The other night I was walking home from work, which is after midnight, through the peaceful streets of Cambridge, when I saw a bunny rabbit up ahead in somebody’s yard. And I yelled out “BUNNY RABBIT!” I then proceeded gingerly forward until I was able to address the bunny rabbit on the other side of the fence, asking him/her various questions I thought would be interesting to a bunny rabbit, such as “do you live under someone’s porch?” and “find any nice garbage to gobble up lately?” and “do bunny rabbits have their own states? or do they call them provinces? and their own state capitals with burrows named after great bunny rabbits of history such as that one Belgian rabbit who successfully colonized sub-Saharan Africa? Do you know who I’m talking about?” at which point he bounded away, offended by my cultural insensitivity. Or perhaps he saw a snow leopard. Probably that one. Cambridge is crawling with snow leopards. They’re like rats to us. I hate them.

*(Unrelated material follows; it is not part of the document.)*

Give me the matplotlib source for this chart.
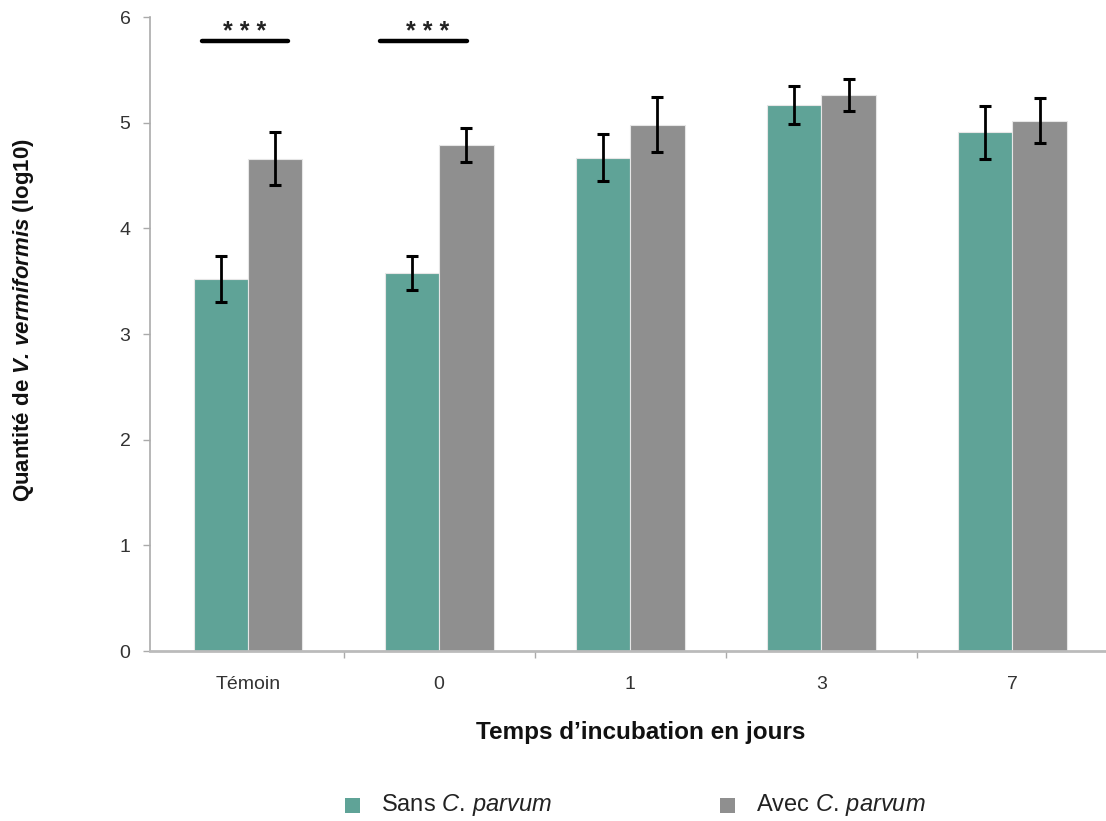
import matplotlib
matplotlib.use("Agg")
import matplotlib.pyplot as plt
import numpy as np
from matplotlib.patches import Rectangle

plt.rcParams['font.family'] = ['Liberation Sans', 'DejaVu Sans']
plt.rcParams['mathtext.fontset'] = 'custom'
plt.rcParams['mathtext.rm'] = 'Liberation Sans'
plt.rcParams['mathtext.it'] = 'Liberation Sans:italic'
plt.rcParams['mathtext.bf'] = 'Liberation Sans:bold:italic'

categories = ["Témoin", "0", "1", "3", "7"]
sans = [3.52, 3.58, 4.67, 5.17, 4.91]
sans_err = [0.22, 0.16, 0.22, 0.18, 0.25]
avec = [4.66, 4.79, 4.98, 5.26, 5.02]
avec_err = [0.25, 0.16, 0.26, 0.15, 0.21]
series_names = [r"Sans $\mathit{C.\,parvum}$", r"Avec $\mathit{C.\,parvum}$"]
signif_groups = [0, 1]
signif_label = "* * *"

teal = "#5fa397"
grey = "#8f8f8f"

W, H = 1106, 821
fig = plt.figure(figsize=(W / 100, H / 100), dpi=100)
ax = fig.add_axes([150 / W, 1 - 651 / H, (W - 150) / W, (651 - 17) / H])

x = np.arange(len(categories))
w = 0.285
ax.bar(x - w / 2, sans, width=w, color=teal, edgecolor="#e6e6e6", linewidth=0.8, zorder=2)
ax.bar(x + w / 2, avec, width=w, color=grey, edgecolor="#e6e6e6", linewidth=0.8, zorder=2)
ax.errorbar(x - w / 2, sans, yerr=sans_err, fmt="none", ecolor="black", elinewidth=2,
            capsize=4.2, capthick=2.2, zorder=3)
ax.errorbar(x + w / 2, avec, yerr=avec_err, fmt="none", ecolor="black", elinewidth=2,
            capsize=4.2, capthick=2.2, zorder=3)

# significance brackets (offsets relative to group centre)
sig_extent = [(-0.24, 0.21), (-0.31, 0.145)]
sig_star_off = [-0.02, -0.06]
for g, (a, b), so in zip(signif_groups, sig_extent, sig_star_off):
    ax.plot([g + a, g + b], [5.77, 5.77], color="black", lw=3.2, solid_capstyle="round", zorder=3)
    ax.text(g + so, 5.855, signif_label, ha="center", va="center", fontsize=18,
            fontweight="bold", color="#222222")

ax.set_xlim(-0.513, 4.49)
ax.set_ylim(0, 6)
ax.set_yticks(range(0, 7))
ax.set_yticklabels([str(v) for v in range(0, 7)])
ax.set_xticks(x)
ax.set_xticklabels(categories)
ax.set_xticks(np.arange(0.5, len(categories) - 0.5, 1), minor=True)
ax.tick_params(axis="x", which="major", length=0, pad=18, labelsize=14, colors="#333333")
ax.tick_params(axis="x", which="minor", length=5, width=1, color="#aaaaaa", direction="out")
ax.tick_params(axis="y", length=5, width=1, color="#aaaaaa", pad=9, labelsize=14, labelcolor="#333333")

for s in ["top", "right"]:
    ax.spines[s].set_visible(False)
ax.spines["left"].set_color("#aaaaaa")
ax.spines["bottom"].set_color("#bbbbbb")
ax.spines["bottom"].set_linewidth(2)
ax.spines["left"].set_linewidth(1.2)

fig.text(641 / W, 1 - 732 / H, "Temps d’incubation en jours", ha="center", va="center",
         fontsize=17.5, fontweight="bold", color="#111111")
fig.text(24 / W, 1 - 320 / H, r"Quantité de $\mathbf{V.\,vermiformis}$ (log10)", rotation=90,
         ha="center", va="center", fontsize=16, fontweight="bold", color="#111111")

# legend
leg_colors = [teal, grey]
leg_sq_x = [345, 720]
for name, col, sx in zip(series_names, leg_colors, leg_sq_x):
    fig.patches.append(Rectangle((sx / W, 1 - 813 / H), 15 / W, 15 / H, facecolor=col,
                                 edgecolor="none", transform=fig.transFigure, figure=fig))
    fig.text((sx + 36) / W, 1 - 805 / H, name, ha="left", va="center", fontsize=17, color="#222222")

fig.savefig("out.png", dpi=100)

Anyway, the reason I love the term “bunny rabbit” is because it’s one of the few animals so cute we have to refer to it redundantly, to hyperemphasize its cuteness. We don’t, for example, say “pony horse” or “ape monkey” or “dolphin whale”. We
certainly wouldn’t say “human lady” or even “virus baby”. We do sometimes say “puppy dog” and “kitty cat”. But those are for spinsters and four-year-olds. “Bunny rabbit” is the best. “Bunny rabbit” is adult. It just is. Trust me, I am the expert on completely pointless and made-up opinions about facts I found on the internet. That’s what it means to be a blogger.
Some interesting facts I just learned on the internet: the major difference between rabbits and hares is that rabbits live underground, in warrens, while hares live in bedded grass nests above the ground, called “forms”. Hares tend to be larger, with longer ears. Also, there are no rabbits native to North America. They’re all hares. So perhaps the “bunny rabbit” I spoke with was only offended because I didn’t call him a “hare”, just like a Canadian gets offended when you call him an American, or a New Zealander gets offended when you call him a cunt.